기계학습과 금융공학을 결합한 Python기반의 소프트웨어들이 붐을 이룹니다. 물론 오픈소스입니다. 오늘 소개하는 Machine Learning Financial Laboratory (MlFinLab)을 개발한 회사는 Hudson and Thames Quantitative Research 입니다. 이 팀이 지향하는 바를 간단히 정리한 내용입니다. 다양한 논문을 기반으로 하여 기계학습을 집중적으로 연구하는 그룹이라고 소개합니다.

Hudson and Thames Quantitative Research is a research group with a focus on financial machine learning, whose goal is building out implementations and extending the literature.

A Lab for Machine Learning in Finance을 보면 이 팀이 위와 같은 방향을 정하는데 결정적인 영향을 준 분은 Dr. Marcos Lopez de Prado 입니다. 블로그에 많이 다루었던 분입니다.

Paradigm Shift

Lopez de Prado’s book provides us with a very different way of building investment strategies. Rather providing readers with alpha generation techniques, the book provides a framework which can be leveraged to produce robust investment strategies.

The techniques he proposes are rather different when compared to the style of factor-based investing from Grinold and Kahn 2000 or Chincarini and Kim 2006.

A lot of focus is spent on enhancing features and sampling techniques to boost statistical properties. The exciting thing is that those techniques could be applied to factor-based portfolios and the hope is that they would perform even better (perhaps a good future paper would be able to test this empirically).
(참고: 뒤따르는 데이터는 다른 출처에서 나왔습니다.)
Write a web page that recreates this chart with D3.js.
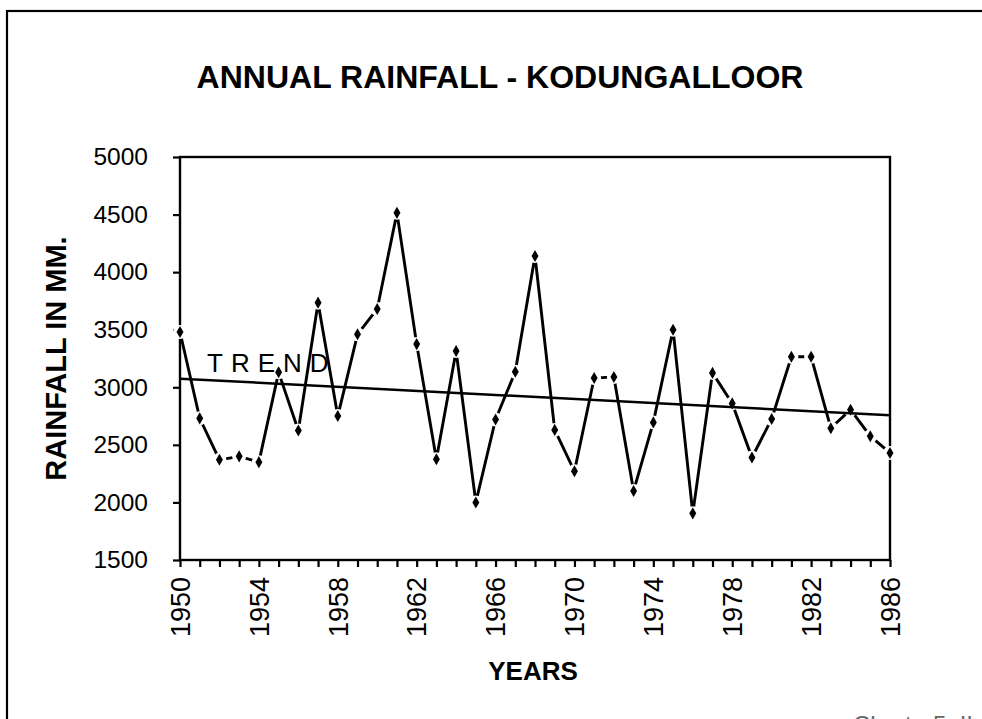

Practitioners have long known that the covariance structure between various assets is an important feature for forecasting risk as well as returns. This often leads to a model which follows a many-to-many architecture such as a vector autoregression (VAR) model, Lopez de Prado however, makes use of a many-to-one structure. He proposes modeling one asset at a time, which is enforced by making use of the volume clock sampling techniques and its derivatives.

Lopez de Prado also takes more of a trading approach rather than an investing one, which makes a lot of sense in the context of machine learning. A good example is how structural breaks are used to set-up trades. These trades are then modeled using machine learning and the position sizes are determined using meta-labeling in combination with bet sizing algorithms.

At first glance, readers may assume that Lopez de Prado suggests using features derived from only price action such as market microstructure features and structural breaks but that is only because he elaborated on those chapters. Our understanding is that the models discussed in his work can take a wide range of features, from traditional accounting ratios and macroeconomic data to satellite imagery and features compressed using dimensionality reduction techniques.

Another key contribution from his work is stressing the importance of keeping count of the number of trials you run in order to avoid a false discovery. He proposes a Deflated Sharpe ratio and is vocal about the implications of running backtests in an iterative process. Rather he suggests using metrics such as feature importance and correct cross-validation techniques which are finance specific.

2.
이 팀이 만든 라이브러는 Machine Learning Financial Laboratory (MlFinLab)입니다. Python을 기반으로 하였습니다. 제공하는 주요 기능을 보면 다음과 같습니다.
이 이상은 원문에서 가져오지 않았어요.